Brazilian Girls’ secret weapon, however, is rhythmic versatility. The appealing beats of “Me Gustas Cuando Callas” set a Pablo Neruda poem to a mid-tempo Latin shuffle, and it succeeds on its variety, transcending even the gimmicky language shifting. Alongside nods to clubby house are tracks like “Pussy,” which adds groovy djembe hits to a woozy, circular calypso lilt reminiscent of Blondie’s version of “The Tide is High,” and “The Corner Store” with booming horns that give the flavor of a stein-hoisting German drinking tune.

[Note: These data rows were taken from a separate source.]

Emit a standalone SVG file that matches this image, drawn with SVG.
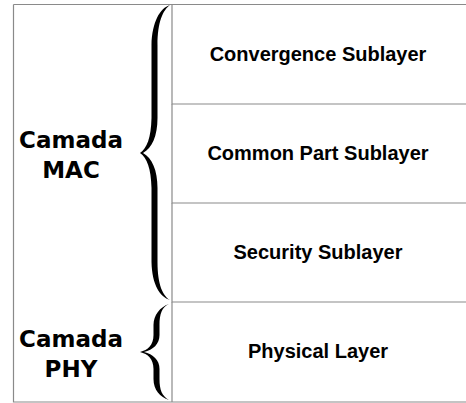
<svg xmlns="http://www.w3.org/2000/svg" width="466" height="403" viewBox="0 0 466 403">
<style>
.ln{stroke:#8a8a8a;stroke-width:1.2;fill:none}
.bx{font-family:"Liberation Sans",Arial,sans-serif;font-weight:bold;font-size:20px;fill:#000;text-anchor:middle}
.lb{font-family:"DejaVu Sans",Verdana,sans-serif;font-weight:bold;font-size:23px;fill:#000;text-anchor:middle}
.br{fill:#000}
</style>
<rect width="466" height="403" fill="#fff"/>
<g id="frame">
<path class="ln" d="M13.5,4.5 H470 M13.5,4.5 V402 H470"/>
</g>
<g id="convergence">
<path class="ln" d="M172,5 V104 H470"/>
<text class="bx" x="318" y="61">Convergence Sublayer</text>
</g>
<g id="commonpart">
<path class="ln" d="M172,104 V203 H470"/>
<text class="bx" x="318" y="160">Common Part Sublayer</text>
</g>
<g id="security">
<path class="ln" d="M172,203 V302 H470"/>
<text class="bx" x="318" y="259">Security Sublayer</text>
</g>
<g id="physical">
<path class="ln" d="M172,302 V402"/>
<text class="bx" x="318" y="358">Physical Layer</text>
</g>
<g id="mac">
<path class="br" d="M170,5 C160,8 152,22 151.5,45 L151.5,118 C151,138 147,148 140,153 C147,158 151,168 151.5,188 L151.5,262 C152,285 160,297 170,300 C163,296 157.5,285 157.5,262 L157.5,188 C157.5,170 152,158 143,153 C152,148 157.5,136 157.5,118 L157.5,45 C157.5,22 163,10 170,5 Z"/>
<text class="lb" x="71" y="148">Camada</text>
<text class="lb" x="71" y="178">MAC</text>
</g>
<g id="phy">
<path class="br" d="M169,304 C160,307 153.5,315 153.5,325 L153.5,335 C153.5,345 148,350 140,352 C148,354 153.5,359 153.5,369 L153.5,379 C153.5,390 160,397 169,400 C162,396 159.5,390 159.5,379 L159.5,369 C159.5,360 153,354 144,352 C153,350 159.5,344 159.5,335 L159.5,325 C159.5,314 162,307 169,304 Z"/>
<text class="lb" x="71" y="347">Camada</text>
<text class="lb" x="71" y="377">PHY</text>
</g>
<g id="connectors"></g>
</svg>
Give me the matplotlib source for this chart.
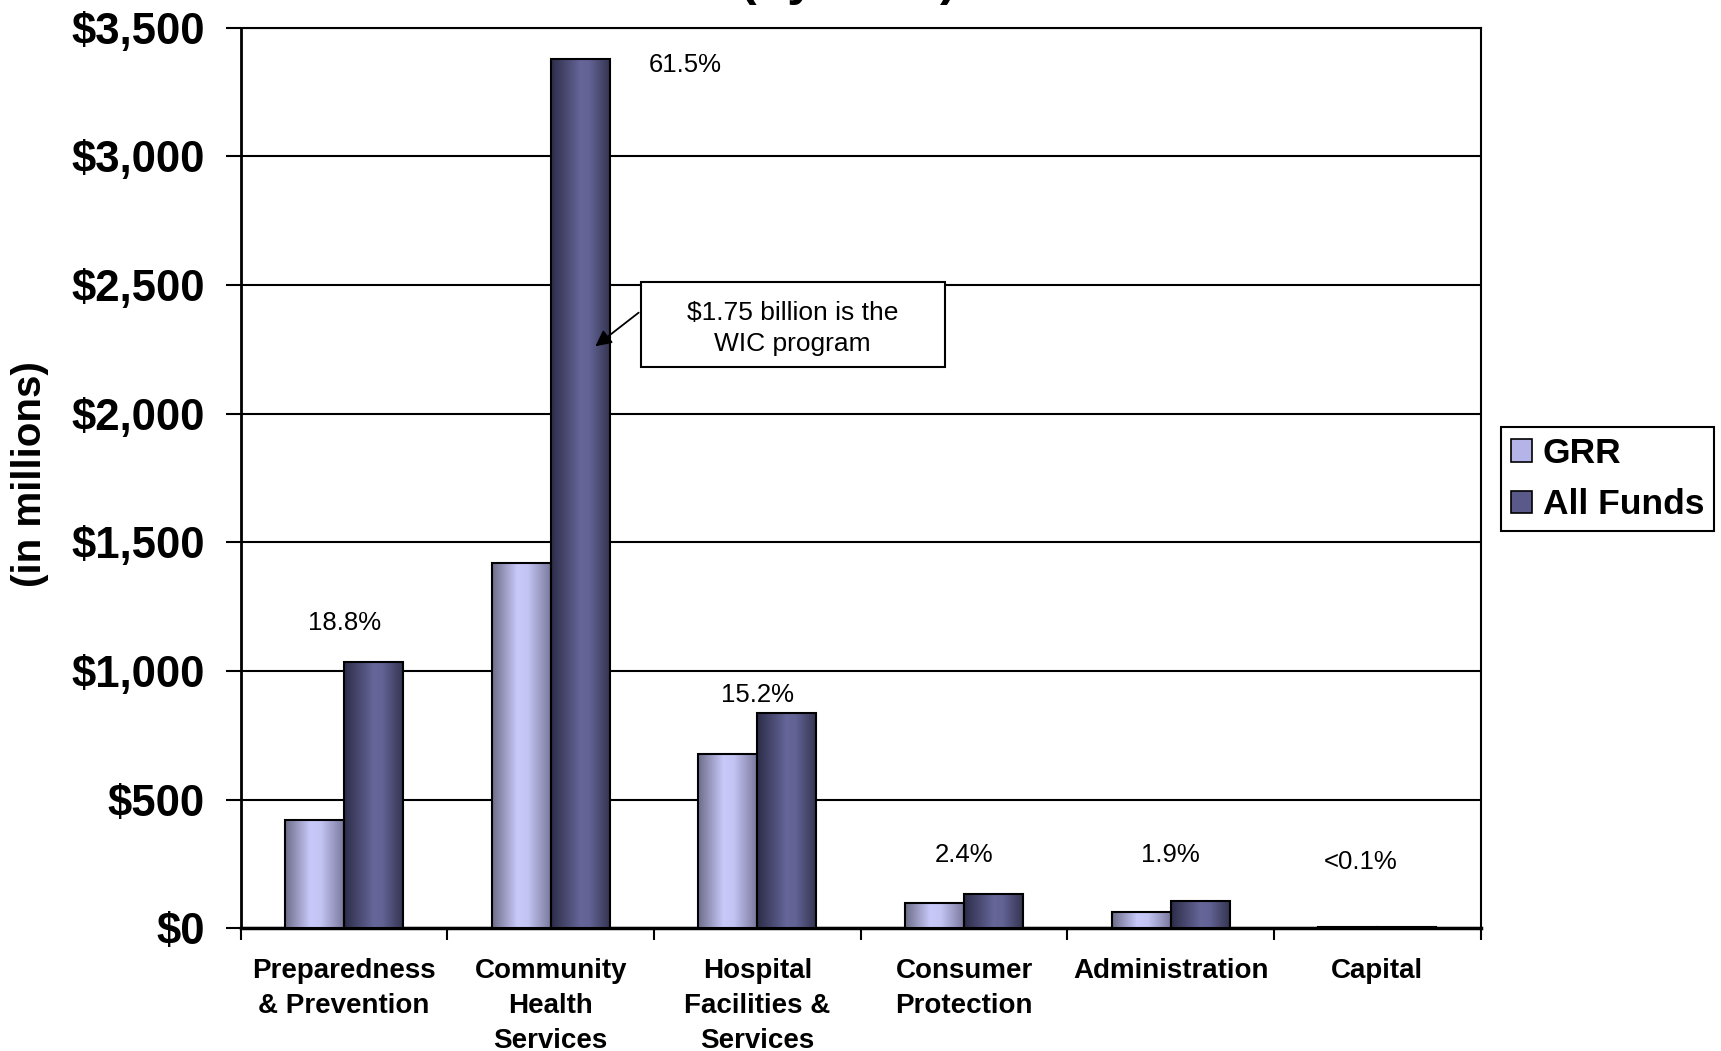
import matplotlib.pyplot as plt
import numpy as np
from matplotlib.colors import LinearSegmentedColormap
from matplotlib.patches import Patch, Rectangle

plt.rcParams['font.family'] = ['Liberation Sans', 'DejaVu Sans']

# расходы по целям, млн $
categories = ["Preparedness\n& Prevention", "Community\nHealth\nServices",
              "Hospital\nFacilities &\nServices", "Consumer\nProtection",
              "Administration", "Capital"]
grr = [420, 1420, 678, 100, 63, 4]
all_funds = [1034, 3378, 836, 132, 105, 5]
shares = ["18.8%", "61.5%", "15.2%", "2.4%", "1.9%", "<0.1%"]
y_ticks = [0, 500, 1000, 1500, 2000, 2500, 3000, 3500]

# где стоят подписи долей
share_pos = [(0, 1188), (1.65, 3356), (2, 908), (3, 285), (4, 285), (4.92, 259)]

# градиенты для столбцов
cmap_grr = LinearSegmentedColormap.from_list(
    "grr", [(0, "#6c6c88"), (0.42, "#c8c8fa"), (0.6, "#c4c4f4"), (1, "#76769a")])
cmap_all = LinearSegmentedColormap.from_list(
    "all", [(0, "#2c2c48"), (0.5, "#66669a"), (0.65, "#626294"), (1, "#32324e")])

fig = plt.figure(figsize=(17.21, 10.51), dpi=100)
ax = fig.add_axes([0.1399, 0.1166, 0.7205, 0.8572])

x = np.arange(len(categories))
w = 1 / 3.5
bars1 = ax.bar(x - w / 2, grr, w, facecolor='none', edgecolor='black', linewidth=1.5, zorder=4)
bars2 = ax.bar(x + w / 2, all_funds, w, facecolor='none', edgecolor='black', linewidth=1.5, zorder=4)

grad = np.linspace(0, 1, 256)[None, :]
for bars, cmap in [(bars1, cmap_grr), (bars2, cmap_all)]:
    for b in bars:
        x0, y0 = b.get_x(), b.get_y()
        im = ax.imshow(grad, cmap=cmap, aspect='auto', zorder=3.5,
                       extent=(x0, x0 + b.get_width(), y0, y0 + b.get_height()))
        im.set_clip_path(b)

ax.set_xlim(-0.5, 5.5)
ax.set_ylim(0, 3500)

# сетка и оси
ax.yaxis.grid(True, color='black', linewidth=1.5)
ax.set_axisbelow(True)
ax.spines['left'].set_linewidth(2)
ax.spines['bottom'].set_linewidth(2.5)
ax.spines['right'].set_linewidth(1.5)
ax.spines['top'].set_linewidth(1.5)

ax.set_yticks(y_ticks)
ax.set_yticklabels([f"${v:,}" for v in y_ticks], fontsize=31.5, fontweight='bold')
ax.tick_params(axis='y', length=10.8, width=1.5, pad=15)

ax.set_xticks(x)
ax.set_xticklabels(categories, fontsize=20, fontweight='bold', linespacing=1.45)
ax.tick_params(axis='x', which='major', length=0, pad=21)
ax.set_xticks(np.arange(-0.5, 6, 1), minor=True)
ax.tick_params(axis='x', which='minor', length=8.6, width=1.5, direction='out')

# доли от общей суммы
for s, (sx, sy) in zip(shares, share_pos):
    ax.text(sx, sy, s, ha='center', va='center', fontsize=18.5, zorder=5)

# выноска про WIC
ax.add_patch(Rectangle((1.436, 2182), 2.907 - 1.436, 2510 - 2182,
                       facecolor='white', edgecolor='black', linewidth=1.5, zorder=5))
ax.text(2.17, 2330, "$1.75 billion is the\nWIC program", ha='center', va='center',
        fontsize=19, linespacing=1.35, zorder=6)
ax.annotate("", xy=(1.205, 2255), xytext=(1.436, 2399),
            arrowprops=dict(arrowstyle='-|>', color='black', lw=1.3, mutation_scale=24),
            zorder=6)

# подпись оси Y
fig.text(0.0172, 0.549, "(in millions)", rotation=90, ha='center', va='center',
         fontsize=29, fontweight='bold')

# заголовок, уходит за верхний край
fig.text(0.4927, 1 + 5 / 1051, "(by Goal)", ha='center', va='baseline',
         fontsize=36, fontweight='bold')

handles = [Patch(facecolor="#b4b4e8", edgecolor='black', linewidth=1.2),
           Patch(facecolor="#5a5a8a", edgecolor='black', linewidth=1.2)]
leg = ax.legend(handles, ["GRR", "All Funds"], loc='upper left',
                bbox_to_anchor=(0.8722, 0.5937), bbox_transform=fig.transFigure,
                borderaxespad=0, fancybox=False, edgecolor='black', framealpha=1,
                prop={'weight': 'bold', 'size': 25.5}, handlelength=0.6, handleheight=0.6,
                handletextpad=0.3, labelspacing=0.52, borderpad=0.28)
leg.get_frame().set_linewidth(1.5)

fig.savefig("out.png", dpi=100)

The album’s standout tracks are strong enough to help us forget how close it comes to wallpaper banality. “Long,” “All We Have” and “Ships in the Night” are either Portishead retreads without the drama or auditions for a future James Bond soundtrack. The Brazilian Girls are off to a promising start but they stand at a Frostian divergence. The road less traveled carries them down a more experimental, freewheeling path exemplified by the band’s unusual live show (Sciubba typically performs behind a mask), while the other leads to numbingly familiar “mood scores” that’ll have an audience as long as JC Pennys have sound systems. May they choose wisely.